The Meaning of "Uncertainty" in Economics


We all know what uncertainty means in everyday speech. In some ways the use of the word in economics is not that different, but there are two kinds of uncertainty in economics that should be differentiated.

The Famous Rumsfeld Quote

At a press briefing in 2002, then Secretary of Defense Donald Rumsfeld offered an opinion that was much discussed. He distinguished two kinds of unknowns: the unknowns we know we don't know about and the unknowns we don't we don't know about. Rumsfeld was afterward mocked for this apparently eccentric observation, but in fact the distinction had been made in intelligence circles for many years.

The difference between "known unknowns" and "unknown unknowns" is also made in economics with respect to "uncertainty." As with unknowns, it turns out there's more than one kind. 

Knightian Uncertainty

University of Chicago economist Frank Knight wrote about the difference between one kind of uncertainty and another in his stock-market-oriented economics text Risk, Uncertainty and Profit. 

One kind of uncertainty, he wrote, has known parameters. If, for example, you put in a buy order on a particular stock at [the current price - X], you don't know that the stock will fall far enough for the order to execute. The outcome, at least in everyday speech, is "uncertain." You do know, however, that if it does execute it will be a your specified price. This kind of uncertainty has limiting parameters. To use Rumsfeld's remark, you don't know what will happen, but you do know that it will be one of two things: the order will either expire or it will execute.

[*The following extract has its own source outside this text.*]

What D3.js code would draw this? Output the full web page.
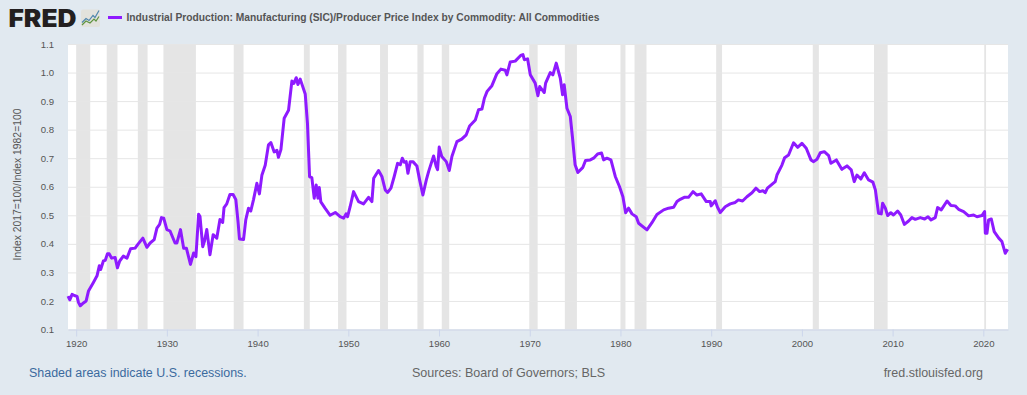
<!DOCTYPE html>
<html>
<head>
<meta charset="utf-8">
<script src="https://cdn.jsdelivr.net/npm/d3@7"></script>
<style>
  html, body { margin: 0; padding: 0; background: #e1e9f0; overflow: hidden; }
  svg { display: block; }
  text { font-family: "Liberation Sans", Arial, sans-serif; }
</style>
</head>
<body>
<svg id="chart" width="1027" height="395"></svg>
<script>
const TITLE = 'Industrial Production: Manufacturing (SIC)/Producer Price Index by Commodity: All Commodities';
const Y_LABEL = 'Index 2017=100/Index 1982=100';
const X_TICKS = [1920, 1930, 1940, 1950, 1960, 1970, 1980, 1990, 2000, 2010, 2020];
const Y_TICKS = [0.1, 0.2, 0.3, 0.4, 0.5, 0.6, 0.7, 0.8, 0.9, 1.0, 1.1];

// NBER recessions, decimal years
const RECESSIONS = [
  [1920.0, 1921.55], [1923.37, 1924.55], [1926.8, 1927.87], [1929.62, 1933.2],
  [1937.37, 1938.45], [1945.1, 1945.75], [1948.87, 1949.8], [1953.5, 1954.37],
  [1957.62, 1958.3], [1960.3, 1961.12], [1969.95, 1970.87], [1973.87, 1975.2],
  [1980.0, 1980.55], [1981.55, 1982.87], [1990.55, 1991.2], [2001.2, 2001.87],
  [2007.95, 2009.45], [2020.1, 2020.3],
];

const YEARS = [
  1919.1, 1919.3, 1919.55, 1919.8, 1920.1, 1920.25, 1920.45, 1920.8, 1921.1, 1921.36, 1921.9, 1922.3,
  1922.55, 1922.7, 1923.0, 1923.2, 1923.45, 1923.65, 1923.9, 1924.3, 1924.55, 1924.8, 1925.2, 1925.6,
  1926.0, 1926.5, 1926.8, 1927.35, 1927.8, 1928.15, 1928.6, 1928.9, 1929.2, 1929.4, 1929.65, 1930.0,
  1930.35, 1930.9, 1931.1, 1931.5, 1931.85, 1932.15, 1932.6, 1932.95, 1933.2, 1933.5, 1933.65, 1933.95,
  1934.15, 1934.4, 1934.75, 1935.1, 1935.5, 1935.85, 1936.15, 1936.3, 1936.6, 1936.95, 1937.3, 1937.6,
  1937.85, 1938.0, 1938.45, 1938.7, 1939.0, 1939.25, 1939.55, 1939.92, 1940.2, 1940.47, 1940.84, 1941.2,
  1941.46, 1941.83, 1942.13, 1942.3, 1942.57, 1942.93, 1943.41, 1943.78, 1944.0, 1944.26, 1944.45, 1944.7,
  1945.25, 1945.5, 1945.73, 1945.98, 1946.24, 1946.46, 1946.65, 1946.8, 1946.97, 1947.45, 1948.0, 1948.56,
  1949.1, 1949.48, 1949.75, 1949.92, 1950.2, 1950.58, 1951.13, 1951.68, 1952.23, 1952.6, 1952.8, 1953.33,
  1953.7, 1954.07, 1954.33, 1954.7, 1955.06, 1955.43, 1955.73, 1955.95, 1956.16, 1956.38, 1956.57, 1956.83,
  1957.12, 1957.56, 1957.86, 1958.22, 1958.6, 1958.85, 1959.4, 1959.7, 1959.84, 1960.02, 1960.3, 1960.8,
  1961.13, 1961.42, 1961.97, 1962.5, 1963.0, 1963.37, 1964.0, 1964.36, 1964.73, 1965.0, 1965.3, 1965.83,
  1966.38, 1966.82, 1967.3, 1967.48, 1967.85, 1968.4, 1969.0, 1969.25, 1969.4, 1969.76, 1970.06, 1970.6,
  1970.9, 1971.1, 1971.6, 1971.75, 1972.26, 1972.55, 1972.92, 1973.37, 1973.62, 1973.8, 1974.1, 1974.47,
  1974.7, 1975.0, 1975.3, 1975.86, 1976.15, 1976.67, 1977.04, 1977.48, 1977.92, 1978.14, 1978.5, 1978.95,
  1979.43, 1979.9, 1980.27, 1980.57, 1980.9, 1981.27, 1981.74, 1982.0, 1982.92, 1983.47, 1984.02, 1984.76,
  1985.3, 1985.86, 1986.23, 1986.59, 1987.03, 1987.5, 1988.0, 1988.43, 1988.9, 1989.46, 1989.9, 1990.0,
  1990.45, 1990.7, 1991.0, 1991.55, 1992.1, 1992.65, 1993.0, 1993.46, 1993.94, 1994.5, 1994.93, 1995.34,
  1995.7, 1995.95, 1996.2, 1997.06, 1997.25, 1997.8, 1998.1, 1998.53, 1999.08, 1999.53, 2000.0, 2000.48,
  2001.0, 2001.3, 2001.66, 2002.03, 2002.47, 2002.95, 2003.2, 2003.8, 2004.4, 2004.97, 2005.44, 2005.77,
  2006.07, 2006.5, 2006.88, 2007.35, 2007.83, 2008.1, 2008.45, 2008.75, 2008.9, 2009.2, 2009.45, 2009.8,
  2010.1, 2010.55, 2010.9, 2011.3, 2011.76, 2012.13, 2012.5, 2013.05, 2013.53, 2013.9, 2014.23, 2014.7,
  2014.96, 2015.36, 2016.0, 2016.43, 2016.9, 2017.27, 2017.83, 2018.38, 2018.93, 2019.3, 2019.85, 2020.14,
  2020.22, 2020.4, 2020.58, 2020.88, 2021.2, 2021.7, 2022.05, 2022.42, 2022.68,
];

const VALUES = [
  0.217, 0.204, 0.223, 0.219, 0.216, 0.195, 0.183, 0.193, 0.2, 0.235, 0.265, 0.288,
  0.323, 0.31, 0.34, 0.342, 0.365, 0.365, 0.35, 0.352, 0.316, 0.34, 0.357, 0.35,
  0.383, 0.385, 0.398, 0.42, 0.388, 0.403, 0.415, 0.455, 0.468, 0.492, 0.49, 0.45,
  0.445, 0.403, 0.403, 0.45, 0.385, 0.385, 0.328, 0.368, 0.355, 0.504, 0.496, 0.39,
  0.41, 0.45, 0.362, 0.432, 0.42, 0.485, 0.475, 0.527, 0.54, 0.573, 0.573, 0.555,
  0.475, 0.417, 0.415, 0.485, 0.525, 0.515, 0.555, 0.612, 0.575, 0.64, 0.675, 0.747,
  0.755, 0.722, 0.728, 0.703, 0.73, 0.84, 0.868, 0.97, 0.962, 0.982, 0.958, 0.977,
  0.925, 0.82, 0.635, 0.632, 0.56, 0.606, 0.56, 0.597, 0.547, 0.524, 0.5, 0.51,
  0.495, 0.49, 0.505, 0.495, 0.53, 0.583, 0.548, 0.54, 0.563, 0.548, 0.63, 0.657,
  0.636, 0.589, 0.58, 0.595, 0.636, 0.682, 0.677, 0.7, 0.686, 0.688, 0.647, 0.688,
  0.688, 0.673, 0.624, 0.571, 0.624, 0.653, 0.708, 0.67, 0.66, 0.739, 0.706, 0.688,
  0.657, 0.706, 0.758, 0.767, 0.782, 0.813, 0.834, 0.87, 0.872, 0.91, 0.934, 0.954,
  0.996, 1.012, 1.008, 0.992, 1.037, 1.04, 1.06, 1.063, 1.045, 1.048, 0.992, 0.963,
  0.919, 0.951, 0.93, 0.963, 1.0, 0.992, 1.033, 0.98, 0.922, 0.957, 0.875, 0.846,
  0.776, 0.677, 0.65, 0.668, 0.692, 0.694, 0.7, 0.715, 0.718, 0.694, 0.7, 0.694,
  0.636, 0.6, 0.565, 0.509, 0.525, 0.505, 0.495, 0.472, 0.449, 0.474, 0.503, 0.519,
  0.525, 0.528, 0.548, 0.556, 0.563, 0.563, 0.583, 0.571, 0.575, 0.548, 0.548, 0.533,
  0.551, 0.528, 0.51, 0.53, 0.54, 0.545, 0.554, 0.55, 0.565, 0.579, 0.595, 0.583,
  0.586, 0.579, 0.595, 0.618, 0.641, 0.676, 0.702, 0.711, 0.754, 0.738, 0.752, 0.735,
  0.694, 0.688, 0.696, 0.719, 0.723, 0.709, 0.682, 0.694, 0.661, 0.673, 0.659, 0.618,
  0.641, 0.627, 0.649, 0.624, 0.616, 0.589, 0.507, 0.505, 0.542, 0.525, 0.499, 0.509,
  0.501, 0.515, 0.501, 0.468, 0.48, 0.492, 0.486, 0.492, 0.487, 0.495, 0.484, 0.492,
  0.527, 0.519, 0.55, 0.534, 0.533, 0.521, 0.513, 0.498, 0.501, 0.495, 0.499, 0.513,
  0.437, 0.437, 0.484, 0.487, 0.443, 0.42, 0.408, 0.367, 0.381,
];

const BG = '#e1e9f0';
const LINE = '#8e1aff';

const SVG = d3.select('#chart');
SVG.append('rect').attr('width', 1027).attr('height', 395).attr('fill', BG);

const X_SCALE = d3.scaleLinear().domain([1919.1, 2022.72]).range([68, 1008]);
const Y_SCALE = d3.scaleLinear().domain([0.1, 1.1]).range([329.5, 44]);

// plot background
SVG.append('rect')
  .attr('x', X_SCALE.range()[0])
  .attr('y', Y_SCALE(1.1))
  .attr('width', X_SCALE.range()[1] - X_SCALE.range()[0])
  .attr('height', Y_SCALE(0.1) - Y_SCALE(1.1))
  .attr('fill', '#fff');

// recessions
SVG.append('g')
  .selectAll('rect')
  .data(RECESSIONS)
  .join('rect')
  .attr('x', (d) => X_SCALE(d[0]))
  .attr('y', Y_SCALE(1.1))
  .attr('width', (d) => X_SCALE(d[1]) - X_SCALE(d[0]))
  .attr('height', Y_SCALE(0.1) - Y_SCALE(1.1))
  .attr('fill', '#e5e5e5');

// y axis with gridlines
const Y_AXIS = d3
  .axisLeft(Y_SCALE)
  .tickValues(Y_TICKS)
  .tickFormat(d3.format('.1f'))
  .tickSize(-(X_SCALE.range()[1] - X_SCALE.range()[0]))
  .tickPadding(14);
const Y_GROUP = SVG.append('g').attr('transform', `translate(${X_SCALE.range()[0]},0)`);
Y_AXIS(Y_GROUP);
Y_GROUP.select('.domain').remove();
Y_GROUP.selectAll('.tick line').attr('stroke', '#e6e6e6').attr('stroke-width', 1);
Y_GROUP.selectAll('.tick text')
  .attr('fill', '#555')
  .style('font-size', '9.6px');

// x axis
const X_AXIS = d3
  .axisBottom(X_SCALE)
  .tickValues(X_TICKS)
  .tickFormat(d3.format('d'))
  .tickSize(7)
  .tickPadding(4)
  .tickSizeOuter(0);
const X_GROUP = SVG.append('g').attr('transform', `translate(0,${Y_SCALE(0.1)})`);
X_AXIS(X_GROUP);
X_GROUP.select('.domain').attr('stroke', '#ccd6eb');
X_GROUP.selectAll('.tick line').attr('stroke', '#ccd6eb');
X_GROUP.selectAll('.tick text')
  .attr('fill', '#555')
  .style('font-size', '9.6px');

// the series
SVG.append('path')
  .datum(YEARS.map((y, i) => [y, VALUES[i]]))
  .attr('d', d3.line().x((d) => X_SCALE(d[0])).y((d) => Y_SCALE(d[1])))
  .attr('fill', 'none')
  .attr('stroke', LINE)
  .attr('stroke-width', 3)
  .attr('stroke-linejoin', 'round');

// y axis title
SVG.append('text')
  .attr('transform', 'translate(21,184.5) rotate(-90)')
  .attr('text-anchor', 'middle')
  .attr('fill', '#555')
  .style('font-size', '10.35px')
  .text(Y_LABEL);

// legend
SVG.append('line')
  .attr('x1', 108).attr('x2', 122)
  .attr('y1', 17.5).attr('y2', 17.5)
  .attr('stroke', LINE)
  .attr('stroke-width', 3);
SVG.append('text')
  .attr('x', 126.5).attr('y', 21)
  .attr('fill', '#555')
  .style('font-size', '10.26px')
  .style('font-weight', 'bold')
  .text(TITLE);

// logo
SVG.append('text')
  .attr('x', 8.5).attr('y', 27)
  .attr('fill', '#231f20')
  .attr('textLength', 68)
  .attr('lengthAdjust', 'spacingAndGlyphs')
  .style('font-family', 'Inter, "Liberation Sans", sans-serif')
  .style('font-size', '24px')
  .style('font-weight', 900)
  .text('FRED');
const ICON = SVG.append('g').attr('transform', 'translate(81,9.5)');
ICON.append('rect').attr('width', 19).attr('height', 17.5).attr('rx', 2).attr('fill', '#e2e2dc');
ICON.append('path').attr('d', 'M1,13 L5,9 L8,11 L12,6 L14,8 L18,1').attr('fill', 'none').attr('stroke', '#4f86ad').attr('stroke-width', 1.2);
ICON.append('path').attr('d', 'M1,15.5 L5,11.5 L9,13.5 L13,9.5 L15,11.5 L18,7').attr('fill', 'none').attr('stroke', '#5f9440').attr('stroke-width', 1.2);

// footer
SVG.append('text')
  .attr('x', 29).attr('y', 377)
  .attr('fill', '#3b6a9e')
  .style('font-size', '12.45px')
  .text('Shaded areas indicate U.S. recessions.');
SVG.append('text')
  .attr('x', 412).attr('y', 377)
  .attr('fill', '#666')
  .style('font-size', '12.55px')
  .text('Sources: Board of Governors; BLS');
SVG.append('text')
  .attr('x', 983).attr('y', 377)
  .attr('text-anchor', 'end')
  .attr('fill', '#666')
  .style('font-size', '12.5px')
  .text('fred.stlouisfed.org');
</script>
</body>
</html>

On September 11, 2001, two hijacked airplanes struck the World Trade Center, destroying both buildings and killing thousands. In the aftermath, the stocks of both United and American Airlines plummeted in value. Until that morning, no one had any idea that this was about to happen or that it was even a possibility. The risk was essentially unquantifiable and until after the event there was no practical way of stating the parameters of its occurrence -- this kind of uncertainty is also unquantifiable. 

This second kind of uncertainty, an uncertainty without delimiting parameters, has come to be known as "Knightian uncertainty," and is commonly distinguished in economics from quantifiable certainty, which, as Knight noted, is more accurately termed "risk." 

Uncertainty and Sentiment

9/11 focused everyone's attention, on uncertainty among other things. The general drift of many respected books on the subject following the disaster is that our feelings of certainty are largely illusory -- we only think certain events won't happen because to date they haven't. This view, however, has no plausible rationale -- it is simply a feeling. 

Perhaps the most influential of these books on uncertainty is Nassim Nicholas Taleb's "Black Swan: The Impact of the Highly Improbable." His thesis, which he proposes with many examples, is that there is an innate and largely unconscious human tendency to draw a limiting circle around a given reality, and to think of whatever is in that circle as all there is and either to think of everything outside the circle as an impossibility or, more often, not to think about it at all.  

Because in Europe, all swans were white, no one had ever considered the possibility of a black swan. Yet, they're not that unusual in Australia. The world, Taleb, writes, is filled with "black swan events," many of them potentially catastrophic, like 9/11. Because we haven't experienced them, we may believe they cannot exist. In consequence, Taleb further argues, we're prevented from taking preventive measures to avoid them that might have occurred to us if we'd considered them possible -- or considered them at all. 

We're back in the briefing room with Rumsfeld, facing two kinds of uncertainty -- the kinds of uncertainty we know are uncertain and the other kind, the black swans, we don't even know we don't know about.